(Stored data entries)
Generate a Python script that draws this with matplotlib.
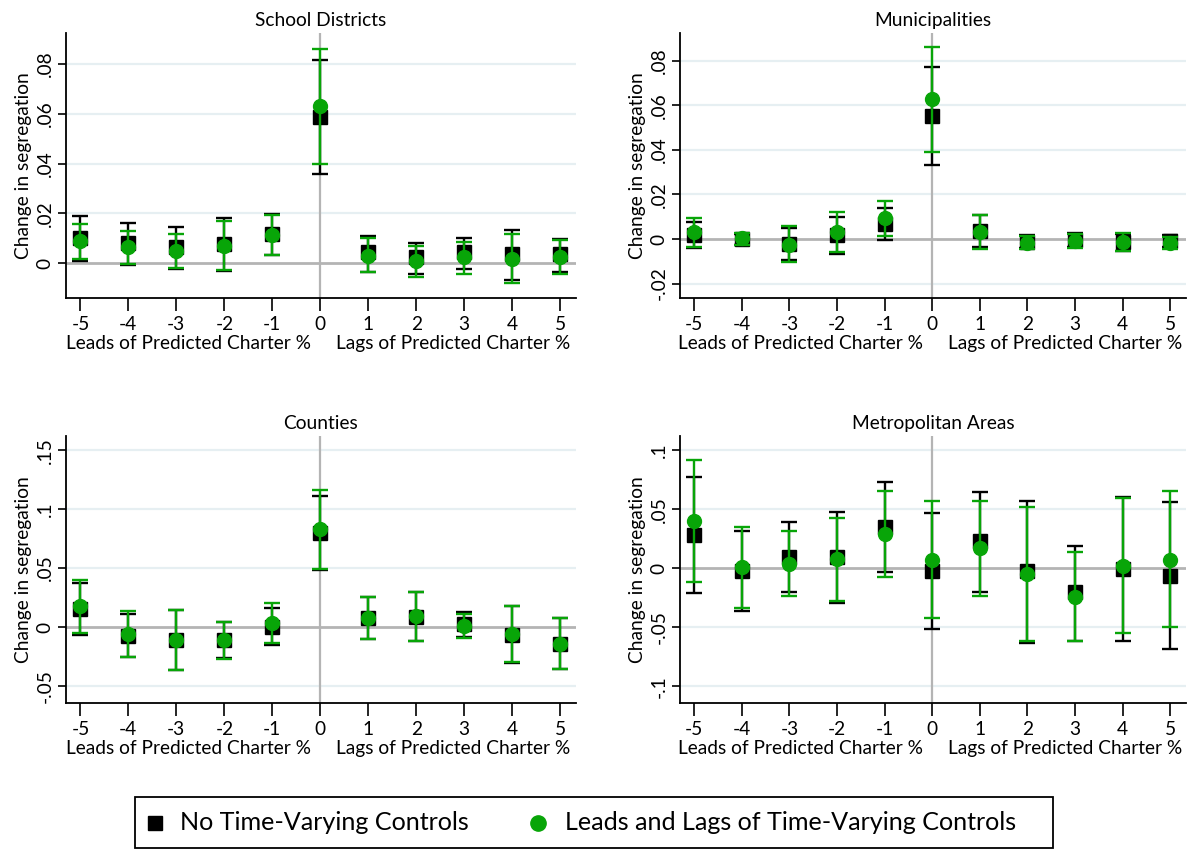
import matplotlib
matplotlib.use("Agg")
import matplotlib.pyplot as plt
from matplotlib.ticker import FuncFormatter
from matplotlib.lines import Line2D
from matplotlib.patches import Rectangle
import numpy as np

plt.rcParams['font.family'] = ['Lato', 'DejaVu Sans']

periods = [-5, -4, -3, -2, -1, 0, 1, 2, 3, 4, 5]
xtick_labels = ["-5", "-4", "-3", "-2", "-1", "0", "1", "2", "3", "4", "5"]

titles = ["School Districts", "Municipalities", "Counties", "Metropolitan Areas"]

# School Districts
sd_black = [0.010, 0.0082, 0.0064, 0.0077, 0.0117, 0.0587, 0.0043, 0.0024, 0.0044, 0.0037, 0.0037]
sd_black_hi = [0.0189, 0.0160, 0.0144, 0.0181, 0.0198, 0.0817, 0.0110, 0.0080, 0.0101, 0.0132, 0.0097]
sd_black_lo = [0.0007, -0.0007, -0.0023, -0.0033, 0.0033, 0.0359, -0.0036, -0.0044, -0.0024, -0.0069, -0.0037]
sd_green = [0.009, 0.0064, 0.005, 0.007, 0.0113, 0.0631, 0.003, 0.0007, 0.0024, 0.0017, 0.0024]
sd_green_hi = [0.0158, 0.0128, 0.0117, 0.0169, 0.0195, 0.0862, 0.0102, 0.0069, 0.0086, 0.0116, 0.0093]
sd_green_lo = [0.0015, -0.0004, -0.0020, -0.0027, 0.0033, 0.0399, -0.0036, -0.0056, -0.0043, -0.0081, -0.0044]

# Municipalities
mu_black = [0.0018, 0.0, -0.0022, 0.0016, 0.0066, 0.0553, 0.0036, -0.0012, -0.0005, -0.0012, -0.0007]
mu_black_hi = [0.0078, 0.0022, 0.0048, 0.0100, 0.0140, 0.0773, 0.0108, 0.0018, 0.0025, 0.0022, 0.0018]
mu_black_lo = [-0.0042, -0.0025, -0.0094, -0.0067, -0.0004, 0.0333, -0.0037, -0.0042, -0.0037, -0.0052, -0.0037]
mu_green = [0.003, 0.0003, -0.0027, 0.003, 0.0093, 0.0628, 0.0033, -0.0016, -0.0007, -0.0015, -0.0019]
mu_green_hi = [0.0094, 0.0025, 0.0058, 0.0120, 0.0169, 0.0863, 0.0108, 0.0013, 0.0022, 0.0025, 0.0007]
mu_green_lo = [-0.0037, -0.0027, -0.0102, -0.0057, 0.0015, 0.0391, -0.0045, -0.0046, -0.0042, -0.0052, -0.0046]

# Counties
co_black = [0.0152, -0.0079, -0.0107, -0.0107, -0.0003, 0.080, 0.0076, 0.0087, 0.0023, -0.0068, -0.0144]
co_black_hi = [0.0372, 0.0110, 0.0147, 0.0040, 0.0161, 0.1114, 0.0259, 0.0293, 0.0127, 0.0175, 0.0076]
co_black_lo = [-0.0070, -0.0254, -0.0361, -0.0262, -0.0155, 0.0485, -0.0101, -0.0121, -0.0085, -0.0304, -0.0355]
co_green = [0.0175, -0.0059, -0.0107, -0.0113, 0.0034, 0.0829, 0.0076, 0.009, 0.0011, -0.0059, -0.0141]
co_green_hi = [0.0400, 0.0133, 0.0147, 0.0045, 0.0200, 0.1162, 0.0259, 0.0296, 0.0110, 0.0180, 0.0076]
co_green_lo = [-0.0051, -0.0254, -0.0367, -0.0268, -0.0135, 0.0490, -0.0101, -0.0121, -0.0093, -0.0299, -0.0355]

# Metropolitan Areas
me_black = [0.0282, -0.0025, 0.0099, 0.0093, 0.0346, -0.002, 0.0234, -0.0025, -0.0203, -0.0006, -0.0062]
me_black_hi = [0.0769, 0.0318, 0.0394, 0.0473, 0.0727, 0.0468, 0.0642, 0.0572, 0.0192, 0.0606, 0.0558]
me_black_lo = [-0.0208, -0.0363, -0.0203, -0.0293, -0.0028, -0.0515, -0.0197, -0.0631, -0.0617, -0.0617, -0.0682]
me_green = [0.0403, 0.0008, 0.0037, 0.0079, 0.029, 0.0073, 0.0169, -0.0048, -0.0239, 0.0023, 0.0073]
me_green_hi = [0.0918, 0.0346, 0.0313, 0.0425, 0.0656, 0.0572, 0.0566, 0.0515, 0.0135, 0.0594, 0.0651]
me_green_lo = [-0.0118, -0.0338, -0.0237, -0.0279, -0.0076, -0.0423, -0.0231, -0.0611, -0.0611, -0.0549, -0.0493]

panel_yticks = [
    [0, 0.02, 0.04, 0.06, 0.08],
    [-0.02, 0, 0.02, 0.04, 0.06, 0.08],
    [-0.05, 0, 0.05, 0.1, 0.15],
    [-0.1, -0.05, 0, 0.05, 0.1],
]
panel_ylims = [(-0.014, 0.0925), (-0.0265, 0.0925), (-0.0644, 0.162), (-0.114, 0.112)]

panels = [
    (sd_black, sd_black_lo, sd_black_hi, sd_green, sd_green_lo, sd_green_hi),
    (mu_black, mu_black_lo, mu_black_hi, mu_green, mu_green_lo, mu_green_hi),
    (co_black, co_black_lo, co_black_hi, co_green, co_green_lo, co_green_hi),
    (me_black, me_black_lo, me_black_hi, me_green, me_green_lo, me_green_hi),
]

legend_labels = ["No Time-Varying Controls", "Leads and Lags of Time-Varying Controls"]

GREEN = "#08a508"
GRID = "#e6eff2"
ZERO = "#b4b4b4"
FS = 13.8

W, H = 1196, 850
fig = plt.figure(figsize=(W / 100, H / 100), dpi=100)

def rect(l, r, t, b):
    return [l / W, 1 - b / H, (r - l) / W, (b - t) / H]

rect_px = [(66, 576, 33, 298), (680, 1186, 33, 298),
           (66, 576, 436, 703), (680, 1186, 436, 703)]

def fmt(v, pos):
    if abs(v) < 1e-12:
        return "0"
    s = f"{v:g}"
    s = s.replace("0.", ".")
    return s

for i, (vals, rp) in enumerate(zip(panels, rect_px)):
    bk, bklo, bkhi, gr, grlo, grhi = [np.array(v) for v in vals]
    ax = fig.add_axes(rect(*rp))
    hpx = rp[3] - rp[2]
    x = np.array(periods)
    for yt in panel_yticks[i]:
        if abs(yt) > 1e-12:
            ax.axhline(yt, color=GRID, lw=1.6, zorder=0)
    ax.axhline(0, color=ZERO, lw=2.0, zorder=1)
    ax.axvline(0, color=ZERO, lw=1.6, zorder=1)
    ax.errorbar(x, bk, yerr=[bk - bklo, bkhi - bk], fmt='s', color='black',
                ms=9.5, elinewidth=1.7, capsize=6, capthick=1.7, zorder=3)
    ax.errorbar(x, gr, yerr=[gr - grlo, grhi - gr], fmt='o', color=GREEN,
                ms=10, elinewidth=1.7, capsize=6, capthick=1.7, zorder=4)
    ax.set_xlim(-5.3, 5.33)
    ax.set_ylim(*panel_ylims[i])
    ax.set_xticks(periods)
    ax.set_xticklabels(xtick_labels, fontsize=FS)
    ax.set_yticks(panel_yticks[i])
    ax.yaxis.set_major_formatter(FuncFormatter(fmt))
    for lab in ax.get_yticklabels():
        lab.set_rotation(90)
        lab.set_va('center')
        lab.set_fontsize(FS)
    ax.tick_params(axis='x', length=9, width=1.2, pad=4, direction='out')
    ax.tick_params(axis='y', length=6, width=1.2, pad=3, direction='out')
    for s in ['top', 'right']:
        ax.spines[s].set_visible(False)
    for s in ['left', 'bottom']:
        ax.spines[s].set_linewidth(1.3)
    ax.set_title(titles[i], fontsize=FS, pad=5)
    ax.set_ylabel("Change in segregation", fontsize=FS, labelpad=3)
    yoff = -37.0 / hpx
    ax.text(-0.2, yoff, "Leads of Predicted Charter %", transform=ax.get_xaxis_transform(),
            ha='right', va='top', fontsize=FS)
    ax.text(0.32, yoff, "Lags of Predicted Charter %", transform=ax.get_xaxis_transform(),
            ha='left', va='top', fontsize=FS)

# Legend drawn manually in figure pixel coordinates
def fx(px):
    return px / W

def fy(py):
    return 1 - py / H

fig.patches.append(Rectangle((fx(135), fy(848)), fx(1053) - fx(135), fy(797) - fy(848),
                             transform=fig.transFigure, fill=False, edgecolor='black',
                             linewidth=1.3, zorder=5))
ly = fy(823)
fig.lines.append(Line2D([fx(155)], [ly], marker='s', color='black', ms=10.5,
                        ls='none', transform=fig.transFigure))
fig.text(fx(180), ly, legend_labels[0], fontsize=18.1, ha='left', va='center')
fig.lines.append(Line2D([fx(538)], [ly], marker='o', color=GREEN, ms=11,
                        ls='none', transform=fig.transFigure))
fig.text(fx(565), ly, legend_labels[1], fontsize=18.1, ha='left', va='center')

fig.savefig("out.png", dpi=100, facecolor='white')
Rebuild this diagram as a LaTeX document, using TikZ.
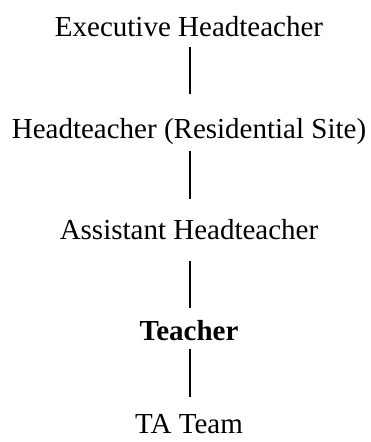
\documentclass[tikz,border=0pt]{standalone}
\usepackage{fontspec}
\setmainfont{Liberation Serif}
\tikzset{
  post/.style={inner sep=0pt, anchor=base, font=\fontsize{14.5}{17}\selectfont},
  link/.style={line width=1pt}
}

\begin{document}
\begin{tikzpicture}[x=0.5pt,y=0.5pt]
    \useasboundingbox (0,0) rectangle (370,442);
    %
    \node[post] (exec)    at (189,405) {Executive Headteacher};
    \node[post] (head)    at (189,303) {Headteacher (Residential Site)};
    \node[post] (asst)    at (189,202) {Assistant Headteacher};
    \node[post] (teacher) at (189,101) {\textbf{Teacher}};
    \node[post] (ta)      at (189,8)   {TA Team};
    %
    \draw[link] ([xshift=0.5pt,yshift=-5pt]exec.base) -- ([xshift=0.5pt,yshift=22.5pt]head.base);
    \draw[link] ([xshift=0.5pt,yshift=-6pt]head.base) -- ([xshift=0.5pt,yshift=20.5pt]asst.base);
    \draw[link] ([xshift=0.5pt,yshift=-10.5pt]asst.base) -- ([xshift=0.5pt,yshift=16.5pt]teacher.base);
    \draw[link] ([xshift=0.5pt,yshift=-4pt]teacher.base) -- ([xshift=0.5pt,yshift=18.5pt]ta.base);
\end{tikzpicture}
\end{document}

### What you should do
Please quote exactly the run of lines that starts the entries and ends at the line containing "plt.rcParams['font.family'] = ['Lato', 'DejaVu", leaving out every picture.

### Expected output
Generate a Python script that draws this with matplotlib.
import matplotlib
matplotlib.use("Agg")
import matplotlib.pyplot as plt
from matplotlib.ticker import FuncFormatter
from matplotlib.lines import Line2D
from matplotlib.patches import Rectangle
import numpy as np

plt.rcParams['font.family'] = ['Lato', 'DejaVu Sans']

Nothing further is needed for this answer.